Give an exact transcription of every line, dropping the images.

>> Begin

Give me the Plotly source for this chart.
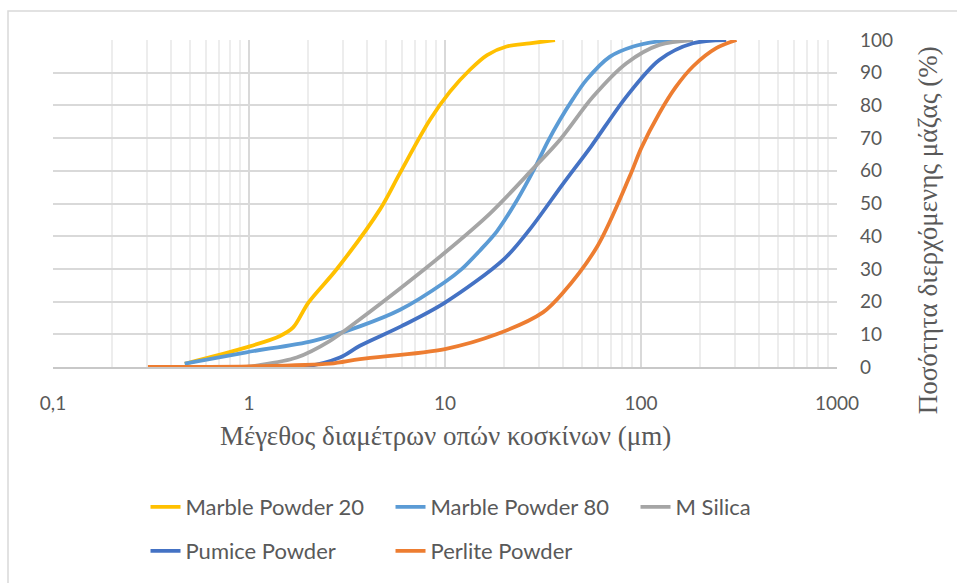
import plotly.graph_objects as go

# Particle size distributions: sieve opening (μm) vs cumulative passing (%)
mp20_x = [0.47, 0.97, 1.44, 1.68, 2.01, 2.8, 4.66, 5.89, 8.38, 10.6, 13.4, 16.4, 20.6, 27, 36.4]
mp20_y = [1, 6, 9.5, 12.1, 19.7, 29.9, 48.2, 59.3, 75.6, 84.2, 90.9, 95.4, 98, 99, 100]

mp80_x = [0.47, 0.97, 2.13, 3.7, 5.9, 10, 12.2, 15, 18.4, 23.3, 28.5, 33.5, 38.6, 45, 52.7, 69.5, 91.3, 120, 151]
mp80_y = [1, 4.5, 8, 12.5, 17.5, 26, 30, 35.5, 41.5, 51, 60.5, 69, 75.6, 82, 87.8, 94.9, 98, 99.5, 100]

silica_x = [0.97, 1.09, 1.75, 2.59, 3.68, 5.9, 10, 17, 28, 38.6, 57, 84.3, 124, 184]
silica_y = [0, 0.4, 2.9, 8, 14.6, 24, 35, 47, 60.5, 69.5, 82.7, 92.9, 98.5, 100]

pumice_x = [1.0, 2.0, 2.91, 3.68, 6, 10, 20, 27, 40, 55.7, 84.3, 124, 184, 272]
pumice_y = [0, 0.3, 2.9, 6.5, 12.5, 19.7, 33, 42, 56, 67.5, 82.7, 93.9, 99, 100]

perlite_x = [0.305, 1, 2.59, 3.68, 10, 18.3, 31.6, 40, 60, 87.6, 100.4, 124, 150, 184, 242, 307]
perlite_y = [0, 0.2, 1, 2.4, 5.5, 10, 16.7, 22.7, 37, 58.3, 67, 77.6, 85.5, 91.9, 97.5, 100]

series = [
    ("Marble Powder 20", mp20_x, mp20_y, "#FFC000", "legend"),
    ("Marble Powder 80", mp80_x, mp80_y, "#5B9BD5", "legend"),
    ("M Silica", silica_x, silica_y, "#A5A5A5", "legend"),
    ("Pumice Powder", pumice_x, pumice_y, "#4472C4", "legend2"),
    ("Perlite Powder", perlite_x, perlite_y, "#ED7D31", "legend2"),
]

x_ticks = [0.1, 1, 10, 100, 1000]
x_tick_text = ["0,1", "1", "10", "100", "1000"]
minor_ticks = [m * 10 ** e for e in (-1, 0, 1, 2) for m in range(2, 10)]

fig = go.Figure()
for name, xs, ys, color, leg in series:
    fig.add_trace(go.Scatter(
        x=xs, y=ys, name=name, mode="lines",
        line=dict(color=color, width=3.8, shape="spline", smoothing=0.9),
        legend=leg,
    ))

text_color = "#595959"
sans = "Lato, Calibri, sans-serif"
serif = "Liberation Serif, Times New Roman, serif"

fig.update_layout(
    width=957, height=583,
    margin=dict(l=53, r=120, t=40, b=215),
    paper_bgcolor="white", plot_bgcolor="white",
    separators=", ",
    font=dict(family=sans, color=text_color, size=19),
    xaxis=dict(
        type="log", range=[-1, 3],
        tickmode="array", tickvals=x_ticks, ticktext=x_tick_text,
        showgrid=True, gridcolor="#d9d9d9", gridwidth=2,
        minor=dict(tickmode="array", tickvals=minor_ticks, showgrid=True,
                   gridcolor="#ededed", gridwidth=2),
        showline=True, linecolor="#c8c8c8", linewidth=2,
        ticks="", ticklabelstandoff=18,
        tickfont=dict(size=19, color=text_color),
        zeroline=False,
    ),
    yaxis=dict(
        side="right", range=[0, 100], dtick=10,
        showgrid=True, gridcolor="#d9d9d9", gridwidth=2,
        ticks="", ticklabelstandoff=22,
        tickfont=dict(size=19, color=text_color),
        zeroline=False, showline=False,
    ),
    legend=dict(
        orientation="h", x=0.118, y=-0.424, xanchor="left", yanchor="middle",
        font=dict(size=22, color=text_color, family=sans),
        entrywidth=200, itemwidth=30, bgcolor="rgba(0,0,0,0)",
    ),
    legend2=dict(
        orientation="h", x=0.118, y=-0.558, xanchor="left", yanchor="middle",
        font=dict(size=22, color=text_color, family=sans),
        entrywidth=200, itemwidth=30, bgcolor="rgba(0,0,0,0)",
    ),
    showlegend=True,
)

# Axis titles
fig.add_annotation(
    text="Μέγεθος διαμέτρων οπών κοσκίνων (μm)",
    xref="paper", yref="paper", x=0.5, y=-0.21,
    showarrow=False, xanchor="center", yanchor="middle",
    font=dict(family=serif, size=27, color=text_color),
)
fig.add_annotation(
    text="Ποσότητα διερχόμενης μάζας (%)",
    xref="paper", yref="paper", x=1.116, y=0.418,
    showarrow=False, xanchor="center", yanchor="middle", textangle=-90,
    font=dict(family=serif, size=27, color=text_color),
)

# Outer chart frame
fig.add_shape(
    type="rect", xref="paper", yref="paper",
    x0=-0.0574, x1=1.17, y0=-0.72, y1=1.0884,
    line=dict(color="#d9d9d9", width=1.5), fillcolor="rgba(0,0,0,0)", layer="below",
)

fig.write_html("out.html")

>> End

__ANSWER BELOW__.
Give me the Plotly source for this chart.
import plotly.graph_objects as go

# Particle size distributions: sieve opening (μm) vs cumulative passing (%)
mp20_x = [0.47, 0.97, 1.44, 1.68, 2.01, 2.8, 4.66, 5.89, 8.38, 10.6, 13.4, 16.4, 20.6, 27, 36.4]
mp20_y = [1, 6, 9.5, 12.1, 19.7, 29.9, 48.2, 59.3, 75.6, 84.2, 90.9, 95.4, 98, 99, 100]

mp80_x = [0.47, 0.97, 2.13, 3.7, 5.9, 10, 12.2, 15, 18.4, 23.3, 28.5, 33.5, 38.6, 45, 52.7, 69.5, 91.3, 120, 151]
mp80_y = [1, 4.5, 8, 12.5, 17.5, 26, 30, 35.5, 41.5, 51, 60.5, 69, 75.6, 82, 87.8, 94.9, 98, 99.5, 100]

silica_x = [0.97, 1.09, 1.75, 2.59, 3.68, 5.9, 10, 17, 28, 38.6, 57, 84.3, 124, 184]
silica_y = [0, 0.4, 2.9, 8, 14.6, 24, 35, 47, 60.5, 69.5, 82.7, 92.9, 98.5, 100]

pumice_x = [1.0, 2.0, 2.91, 3.68, 6, 10, 20, 27, 40, 55.7, 84.3, 124, 184, 272]
pumice_y = [0, 0.3, 2.9, 6.5, 12.5, 19.7, 33, 42, 56, 67.5, 82.7, 93.9, 99, 100]

perlite_x = [0.305, 1, 2.59, 3.68, 10, 18.3, 31.6, 40, 60, 87.6, 100.4, 124, 150, 184, 242, 307]
perlite_y = [0, 0.2, 1, 2.4, 5.5, 10, 16.7, 22.7, 37, 58.3, 67, 77.6, 85.5, 91.9, 97.5, 100]

series = [
    ("Marble Powder 20", mp20_x, mp20_y, "#FFC000", "legend"),
    ("Marble Powder 80", mp80_x, mp80_y, "#5B9BD5", "legend"),
    ("M Silica", silica_x, silica_y, "#A5A5A5", "legend"),
    ("Pumice Powder", pumice_x, pumice_y, "#4472C4", "legend2"),
    ("Perlite Powder", perlite_x, perlite_y, "#ED7D31", "legend2"),
]

x_ticks = [0.1, 1, 10, 100, 1000]
x_tick_text = ["0,1", "1", "10", "100", "1000"]
minor_ticks = [m * 10 ** e for e in (-1, 0, 1, 2) for m in range(2, 10)]

fig = go.Figure()
for name, xs, ys, color, leg in series:
    fig.add_trace(go.Scatter(
        x=xs, y=ys, name=name, mode="lines",
        line=dict(color=color, width=3.8, shape="spline", smoothing=0.9),
        legend=leg,
    ))

text_color = "#595959"
sans = "Lato, Calibri, sans-serif"
serif = "Liberation Serif, Times New Roman, serif"

fig.update_layout(
    width=957, height=583,
    margin=dict(l=53, r=120, t=40, b=215),
    paper_bgcolor="white", plot_bgcolor="white",
    separators=", ",
    font=dict(family=sans, color=text_color, size=19),
    xaxis=dict(
        type="log", range=[-1, 3],
        tickmode="array", tickvals=x_ticks, ticktext=x_tick_text,
        showgrid=True, gridcolor="#d9d9d9", gridwidth=2,
        minor=dict(tickmode="array", tickvals=minor_ticks, showgrid=True,
                   gridcolor="#ededed", gridwidth=2),
        showline=True, linecolor="#c8c8c8", linewidth=2,
        ticks="", ticklabelstandoff=18,
        tickfont=dict(size=19, color=text_color),
        zeroline=False,
    ),
    yaxis=dict(
        side="right", range=[0, 100], dtick=10,
        showgrid=True, gridcolor="#d9d9d9", gridwidth=2,
        ticks="", ticklabelstandoff=22,
        tickfont=dict(size=19, color=text_color),
        zeroline=False, showline=False,
    ),
    legend=dict(
        orientation="h", x=0.118, y=-0.424, xanchor="left", yanchor="middle",
        font=dict(size=22, color=text_color, family=sans),
        entrywidth=200, itemwidth=30, bgcolor="rgba(0,0,0,0)",
    ),
    legend2=dict(
        orientation="h", x=0.118, y=-0.558, xanchor="left", yanchor="middle",
        font=dict(size=22, color=text_color, family=sans),
        entrywidth=200, itemwidth=30, bgcolor="rgba(0,0,0,0)",
    ),
    showlegend=True,
)

# Axis titles
fig.add_annotation(
    text="Μέγεθος διαμέτρων οπών κοσκίνων (μm)",
    xref="paper", yref="paper", x=0.5, y=-0.21,
    showarrow=False, xanchor="center", yanchor="middle",
    font=dict(family=serif, size=27, color=text_color),
)
fig.add_annotation(
    text="Ποσότητα διερχόμενης μάζας (%)",
    xref="paper", yref="paper", x=1.116, y=0.418,
    showarrow=False, xanchor="center", yanchor="middle", textangle=-90,
    font=dict(family=serif, size=27, color=text_color),
)

# Outer chart frame
fig.add_shape(
    type="rect", xref="paper", yref="paper",
    x0=-0.0574, x1=1.17, y0=-0.72, y1=1.0884,
    line=dict(color="#d9d9d9", width=1.5), fillcolor="rgba(0,0,0,0)", layer="below",
)

fig.write_html("out.html")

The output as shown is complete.